On the business side, account receivables and payroll are currently the major concerns among business owners, said Robert Tholl Jr., an investment adviser with J.P. Morgan’s Private Wealth Management group. On the personal side, they’re looking for predictability in their portfolios: They want to maximize their return with as little risk as possible.

According to Jerry Pearson, J.P. Morgan managing director of Private Wealth Management, the business owners that J.P. Morgan serves are very confident in the businesses they’re running or managing because they know their businesses very well.  

Some of the “traditional advice” a business owner might get from a financial service provider is that he should have a 60/40 portfolio. The classic balanced portfolio is 60 percent stocks and 40 percent bonds. The 60 percent of equities should be diversified among big, small and emerging market companies, as well as national and international companies, Pearson said. But at this time when businesses are extremely sensitive to the economy, as are the stock markets, people who stick with the 60/40 ratio aren’t diversifying the way they think they are, he said.  

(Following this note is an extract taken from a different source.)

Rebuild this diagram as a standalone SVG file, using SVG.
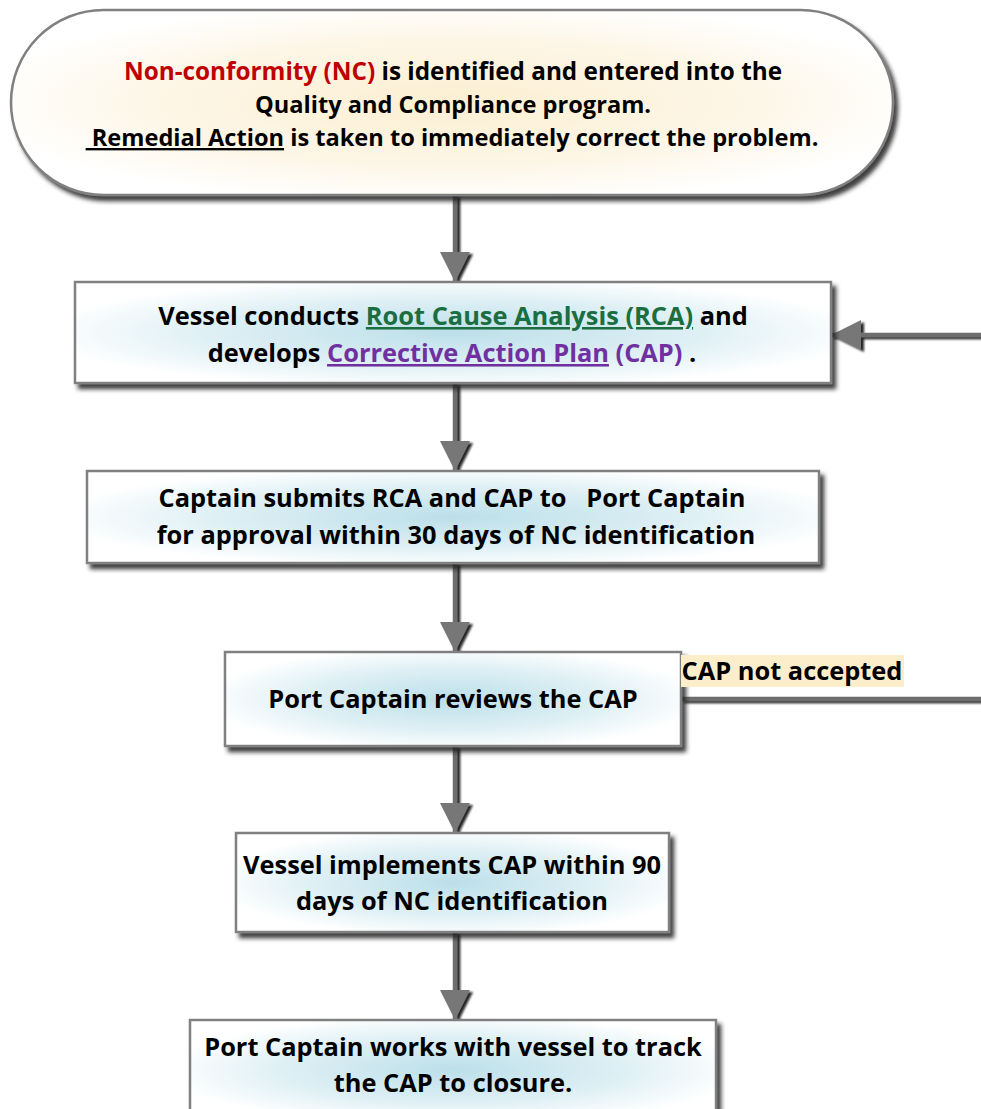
<svg xmlns="http://www.w3.org/2000/svg" width="981" height="1109" viewBox="0 0 981 1109">
<defs>
  <radialGradient id="gBlue" cx="50%" cy="50%" r="55%">
    <stop offset="0" stop-color="#bcdfe9"/>
    <stop offset="0.6" stop-color="#dff0f5"/>
    <stop offset="1" stop-color="#ffffff"/>
  </radialGradient>
  <radialGradient id="gCream" cx="50%" cy="50%" r="55%">
    <stop offset="0" stop-color="#fcefd2"/>
    <stop offset="0.6" stop-color="#fdf6e6"/>
    <stop offset="1" stop-color="#ffffff"/>
  </radialGradient>
  <filter id="shadow" x="-10%" y="-10%" width="130%" height="140%">
    <feDropShadow dx="4" dy="5" stdDeviation="2" flood-color="#222" flood-opacity="0.85"/>
  </filter>
  <filter id="lshadow" filterUnits="userSpaceOnUse" x="0" y="0" width="1100" height="1200">
    <feDropShadow dx="3" dy="2" stdDeviation="1" flood-color="#111" flood-opacity="0.9"/>
  </filter>
  <marker id="ah" markerUnits="userSpaceOnUse" markerWidth="32" markerHeight="32" refX="30" refY="15" orient="auto">
    <path d="M0,0 L30,15 L0,30 Z" fill="#777"/>
  </marker>
</defs>
<style>
  .box { fill: url(#gBlue); stroke: #808080; stroke-width: 2.5; filter: url(#shadow); }
  .t { font-family: "Open Sans", "Noto Sans", "DejaVu Sans", sans-serif; font-weight: bold; font-size: 25.4px; fill: #000; text-anchor: middle; }
  .top { font-size: 23.6px; }
  .top1 { font-size: 24.3px; }
  .conn { fill: none; stroke: #6e6e6e; stroke-width: 4.5; filter: url(#lshadow); }
  .red { fill: #c00000; }
  .green { fill: #1a6e3f; text-decoration: underline; }
  .purple { fill: #7030a0; }
  .ul { text-decoration: underline; }
</style>

<g id="connectors">
  <path class="conn" d="M455,195 V282" marker-end="url(#ah)"/>
  <path class="conn" d="M455,383 V471" marker-end="url(#ah)"/>
  <path class="conn" d="M455,563 V652" marker-end="url(#ah)"/>
  <path class="conn" d="M455,746 V833" marker-end="url(#ah)"/>
  <path class="conn" d="M455,932 V1020" marker-end="url(#ah)"/>
  <path class="conn" d="M681,699 H1010 V335 H831" marker-end="url(#ah)"/>
</g>

<g id="n1">
  <rect x="11" y="10" width="882" height="185" rx="92.5" ry="92.5" fill="url(#gCream)" stroke="#808080" stroke-width="2.5" filter="url(#shadow)"/>
  <text class="t top1" x="453" y="80"><tspan class="red">Non-conformity (NC)</tspan> is identified and entered into the</text>
  <text class="t top" x="453" y="113">Quality and Compliance program.</text>
  <text class="t top" x="452" y="146" xml:space="preserve"><tspan class="ul"> Remedial Action</tspan> is taken to immediately correct the problem.</text>
</g>

<g id="n2">
  <rect class="box" x="75" y="282" width="756" height="101"/>
  <text class="t" x="453" y="325">Vessel conducts <tspan class="green">Root Cause Analysis (RCA)</tspan> and</text>
  <text class="t" x="452" y="362">develops <tspan class="purple ul">Corrective Action Plan</tspan><tspan class="purple"> (CAP)</tspan> .</text>
</g>

<g id="n3">
  <rect class="box" x="87" y="471" width="732" height="92"/>
  <text class="t" x="452" y="507" xml:space="preserve">Captain submits RCA and CAP to   Port Captain</text>
  <text class="t" x="456" y="544">for approval within 30 days of NC identification</text>
</g>

<g id="n4">
  <rect class="box" x="225" y="652" width="456" height="94"/>
  <text class="t" x="453" y="708">Port Captain reviews the CAP</text>
</g>

<g id="label">
  <rect x="681" y="655" width="223" height="32" fill="#fdeecb"/>
  <text class="t" x="792" y="680">CAP not accepted</text>
</g>

<g id="n5">
  <rect class="box" x="236" y="833" width="433" height="99"/>
  <text class="t" x="452" y="874">Vessel implements CAP within 90</text>
  <text class="t" x="452" y="910">days of NC identification</text>
</g>

<g id="n6">
  <rect class="box" x="190" y="1020" width="526" height="100"/>
  <text class="t" x="453" y="1056">Port Captain works with vessel to track</text>
  <text class="t" x="453" y="1092">the CAP to closure.</text>
</g>
</svg>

In the risky asset category there are such things as equities, real estate, private equity, hedge funds and similar strategies. Non-risky assets, which do bear a little bit of interest rate risk, include high-quality municipal bonds and short-term treasuries and U.S. agency securities. If a person simply divides their portfolio up by risky and non-risky assets, that portfolio is very lopsided, Pearson said. While not very exciting, high-quality, short-term and intermediate-term fixed income is the bedrock of a portfolio. 

“You need to have something in your portfolio because when the economy turns south, interest rates are going to go lower and bond prices that have certainty of payoff are going to go even higher, so they do exactly what you expect. You’ve got to make sure your portfolio has a proper balance.”  

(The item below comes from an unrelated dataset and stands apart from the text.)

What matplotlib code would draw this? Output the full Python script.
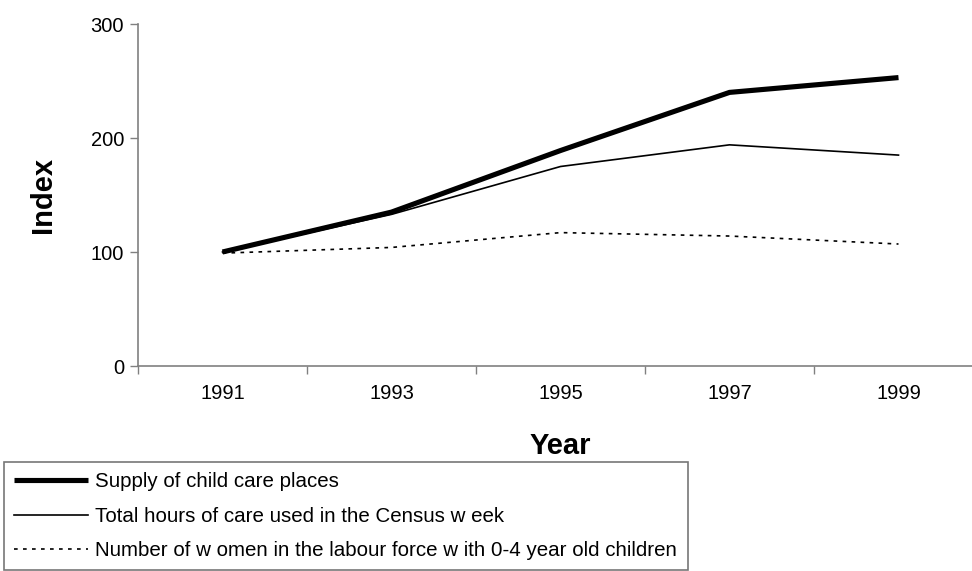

Pearson said J.P. Morgan has been very successful in opening business owners’ eyes to the type of portfolio that would be complementary to their business and the risk their business takes, as opposed to being “additive” to their portfolio.

“We’ve had some real good conversations with folks about how to structure their portfolios with their liquid assets in a way that’s going to be complementary to their businesses,” he said.

Stocks are economically sensitive, and when the economy isn’t doing well, the stock market doesn’t do well. Government bonds, derivations, municipal securities, gold and Treasury inflation-protected securities are all doing well currently, Pearson pointed out. In his experience, high-quality municipal bonds are the foundation for most high-net-worth individuals’ portfolios, but he believes high-quality municipal bonds are sometimes underutilized. 

Pearson said J.P. Morgan has a lot of strategies and global resources it can take advantage of to assist clients in strengthening their portfolios. He said his company takes a more global view of a business owner’s balance sheet. Instead of offering what he calls the “typical” advice, J.P. Morgan delves deeper to come up with a strategy that will truly complement the risks a client is taking, he said. As always, the goal is to achieve efficiency and get the most possible return for the minimal amount of risk.

Pearson thinks a lot of financial service providers neglect to take a close look at their client’s total risk profile. Someone might have an 80 percent interest in a privately held company in a specific industry that might have real estate exposures or international exposures, he said.

“You want to build a portfolio that will complement that,” he said. “We want to make sure that we account for inflation, so we really want to focus on real return. To get a consistent real return that can exceed the rate of inflation with minimal volatility is something that should be very attractive to folks, and high-quality municipal bonds can very well be a bedrock component of that.”

It’s not just about what age a person is at and in what point in life he or she hopes to have accumulated X amount of money, Tholl said. That’s not necessarily the best way to go about building a portfolio, he said, and that’s why J.P. Morgan investment advisers prefer to have very thoughtful, deliberate conversations with their business clients.

People who have amassed wealth are typically good at doing something, and many times they’re business owners with specialized expertise, Pearson said. Most often they want to make sure they maintain their wealth and grow it at a reasonable rate.

“I think when they really sit down and think about it, that’s a job they should be doing themselves; they shouldn’t necessarily hand that responsibility to a manager that is going to invest in stocks in American manufacturing companies when that’s the risk they’re already taking with their business.”

J.P. Morgan Private Wealth Management has a footprint that spans 22 states.